For all the downsides, including relentless attention from the press and public, there are plenty of perks. They get invited to all the best events, live in luxurious and historic buildings, wear couture clothes, have famous BFFs, and don’t have to worry about “common” issues like doing their own laundry or cooking. As a bonus, they get to focus their efforts on areas of interest they genuinely like.
Perhaps that’s why no one has ever done anything like this until now, so there are only tangential precedents. The last person to give up the royal life was King Edward VIII in 1936 in order to marry his twice-divorced American love, Wallis Simpson. They spent the rest of their lives in exile as the government and royal officials didn’t want to have two monarchs in Britain, especially during the war years.
What’s the deal with their relationship with the media?
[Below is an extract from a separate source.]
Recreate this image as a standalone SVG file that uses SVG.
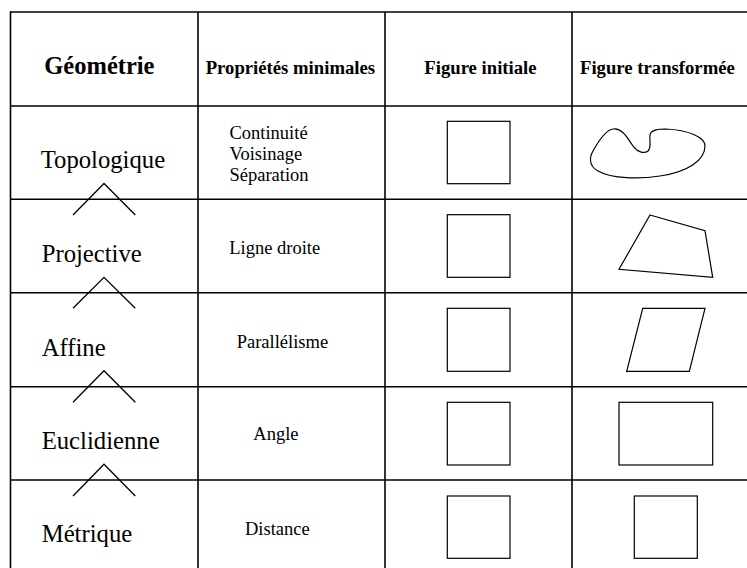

Harry hates the British press. He remembers how the tabloids and paparazzi hounded his mother, Diana, Princess of Wales, during the 1980s and 1990s, and can’t seem to let that resentment diminish as Prince William has done over the years.
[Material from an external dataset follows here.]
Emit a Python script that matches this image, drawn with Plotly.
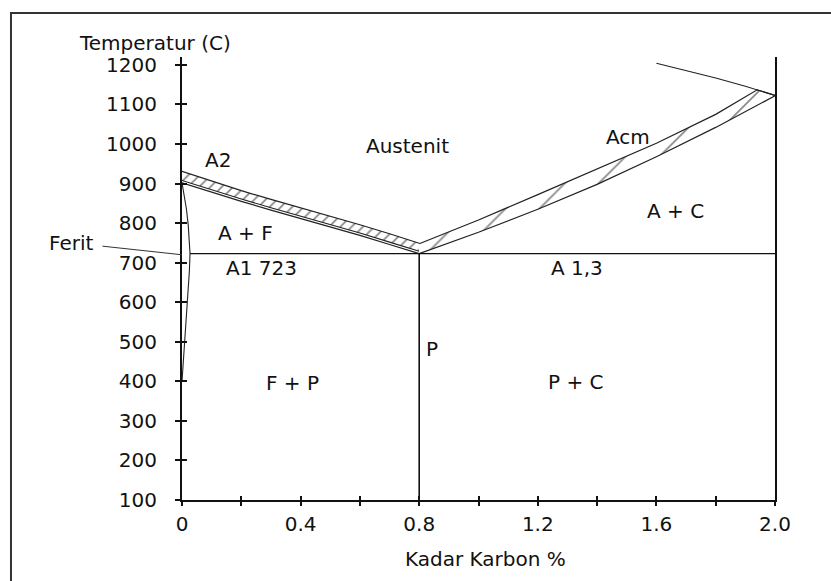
import plotly.graph_objects as go

# --- Fe-Fe3C (steel side) phase diagram data -------------------------------
# carbon content in %, temperature in degrees C

# A3 line (lower edge of the hatched band), inner line and upper edge
a3_carbon = [0, 0.1, 0.2, 0.3, 0.4, 0.5, 0.6, 0.7, 0.8]
a3_lower = [902, 878, 855, 833, 812, 791, 769, 746, 723]
a3_inner = [908, 884, 861, 839, 818, 797, 775, 752, 729]
a3_upper = [931, 906, 882, 860, 839, 818, 796, 773, 749]

# Acm line and the upper edge of its hatched band
acm_carbon = [0.8, 1.0, 1.2, 1.4, 1.6, 1.8, 2.0]
acm_lower = [723, 777, 835, 898, 968, 1042, 1122]
acm_upper_carbon = [0.8, 1.0, 1.2, 1.4, 1.6, 1.8, 1.94, 2.0]
acm_upper = [748, 808, 872, 936, 1002, 1075, 1137, 1123]

# solidus segment near 2 % C
solidus_carbon = [1.6, 1.7, 1.8, 1.9, 2.0]
solidus_temp = [1204, 1186, 1167, 1146, 1123]

# ferrite solvus close to 0 % C
ferrite_carbon = [0, 0.008, 0.015, 0.021, 0.025, 0.027, 0.025, 0.02, 0.014, 0.008, 0.003, 0]
ferrite_temp = [902, 870, 835, 795, 755, 723, 680, 620, 560, 500, 440, 400]

# eutectoid isotherm (A1) and the eutectoid composition line
a1_carbon = [0.027, 2.0]
a1_temp = [723, 723]
eutectoid_carbon = [0.8, 0.8]
eutectoid_temp = [100, 723]

# axes
x_tick_vals = [0, 0.2, 0.4, 0.6, 0.8, 1.0, 1.2, 1.4, 1.6, 1.8, 2.0]
x_tick_text = ["0", "", "0.4", "", "0.8", "", "1.2", "", "1.6", "", "2.0"]
y_tick_vals = [100, 200, 300, 400, 500, 600, 700, 800, 900, 1000, 1100, 1200]
y_tick_text = [str(v) for v in y_tick_vals]

# region labels: (text, carbon %, temperature)
region_labels = [
    ("A2", 0.12, 960),
    ("Austenit", 0.76, 996),
    ("Acm", 1.503, 1017),
    ("A + C", 1.663, 830),
    ("A + F", 0.214, 775),
    ("A1 723", 0.268, 687),
    ("A 1,3", 1.332, 687),
    ("P", 0.843, 482),
    ("F + P", 0.374, 397),
    ("P + C", 1.329, 398),
]

FONT = "DejaVu Sans"
FSIZE = 20
TXT = "#111111"
LINE = "#222222"

fig = go.Figure()


def line(x, y, width=1.1, color=LINE, **kw):
    fig.add_trace(go.Scatter(x=x, y=y, mode="lines", line=dict(color=color, width=width),
                             hoverinfo="skip", showlegend=False, **kw))


# A3 hatched band
line(a3_carbon, a3_inner, width=1.1)
line(a3_carbon, a3_upper, width=1.2, fill="tonexty", fillcolor="white",
     fillpattern=dict(shape="/", size=8, solidity=0.22, fgcolor="#111111", bgcolor="white"))
line(a3_carbon, a3_lower, width=1.2)

# Acm hatched band
line(acm_carbon, acm_lower, width=1.2)
line(acm_upper_carbon, acm_upper, width=1.2, fill="tonexty", fillcolor="white",
     fillpattern=dict(shape="/", size=24, solidity=0.07, fgcolor="#111111", bgcolor="white"))

# solidus segment and ferrite solvus
line(solidus_carbon, solidus_temp, width=1.1)
line(ferrite_carbon, ferrite_temp, width=1.1)

# A1 isotherm
line(a1_carbon, a1_temp, width=1.4, color="#111111")

# eutectoid composition line (drawn on the overlay axes that carry the inner ticks)
line(eutectoid_carbon, eutectoid_temp, width=1.6, color="#111111", xaxis="x2", yaxis="y2")

for text, cx, ty in region_labels:
    fig.add_annotation(x=cx, y=ty, xref="x", yref="y", text=text, showarrow=False,
                       xanchor="center", yanchor="middle",
                       font=dict(family=FONT, size=FSIZE, color=TXT))

# ferrite label with its leader line
fig.add_annotation(x=0, y=720, xref="x", yref="y", text="Ferit", showarrow=True,
                   arrowhead=0, arrowwidth=1, arrowcolor="#333333", ax=-111, ay=-12,
                   startstandoff=8, font=dict(family=FONT, size=FSIZE, color=TXT))

# axis captions
fig.add_annotation(x=-0.0455, y=1.0316, xref="paper", yref="paper", text="Temperatur (C)",
                   showarrow=False, xanchor="center", yanchor="middle",
                   font=dict(family=FONT, size=FSIZE, color=TXT))
fig.add_annotation(x=0.5126, y=-0.133, xref="paper", yref="paper", text="Kadar Karbon %",
                   showarrow=False, xanchor="center", yanchor="middle",
                   font=dict(family=FONT, size=FSIZE, color=TXT))

# outer frame
fig.add_shape(type="rect", xref="paper", yref="paper", x0=-0.2884, x1=1.2, y0=-0.3, y1=1.0993,
              line=dict(color="#333333", width=2), fillcolor="rgba(0,0,0,0)", layer="above")

axis_common = dict(showgrid=False, zeroline=False)

fig.update_layout(
    width=831,
    height=581,
    margin=dict(l=182, r=56, t=57, b=81),
    paper_bgcolor="white",
    plot_bgcolor="white",
    showlegend=False,
    xaxis=dict(range=[0, 2.0], tickmode="array", tickvals=x_tick_vals, ticktext=x_tick_text,
               ticks="outside", ticklen=4, tickwidth=1.5, tickcolor="#111111",
               showline=True, linewidth=2, linecolor="#111111",
               tickfont=dict(family=FONT, size=FSIZE, color=TXT), ticklabelstandoff=1,
               **axis_common),
    xaxis2=dict(range=[0, 2.0], overlaying="x", matches="x", anchor="y", tickmode="array",
                tickvals=x_tick_vals, ticks="inside", ticklen=4, tickwidth=1.5,
                tickcolor="#111111", showticklabels=False, showline=False, **axis_common),
    yaxis=dict(range=[100, 1220], tickmode="array", tickvals=y_tick_vals, ticktext=y_tick_text,
               ticks="outside", ticklen=5, tickwidth=1.5, tickcolor="#111111",
               showline=True, linewidth=2, linecolor="#111111", mirror=True,
               tickfont=dict(family=FONT, size=FSIZE, color=TXT), ticklabelstandoff=14,
               **axis_common),
    yaxis2=dict(range=[100, 1220], overlaying="y", matches="y", anchor="x", side="left",
                tickmode="array", tickvals=y_tick_vals, ticks="inside", ticklen=5,
                tickwidth=1.5, tickcolor="#111111", showticklabels=False, showline=False,
                **axis_common),
)

fig.write_html("out.html")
Harry has never hidden how he resents the way the media cover him and his wife, even when the coverage is laudatory, such as during the Invictus Games, which he created, or various royal tours, including the last one to Southern Africa. Yet all the good press generated by that tour, done at the request of the British government, was overshadowed on the penultimate day of the visit when Harry revealed that Meghan had launched a lawsuit against the Mail on Sunday, alleging “a campaign by this media group to publish false and deliberately derogatory stories about her, as well as her husband.”
So it’s no surprise that not only have they tried to avoid the press and to talk directly to the public, largely through their enormously popular Instagram account. And now they don’t want to participate in the royal rota system, in which a pool of British-based media cover the working royals. They don’t trust the royal correspondents, accusing them of “frequent misreporting.”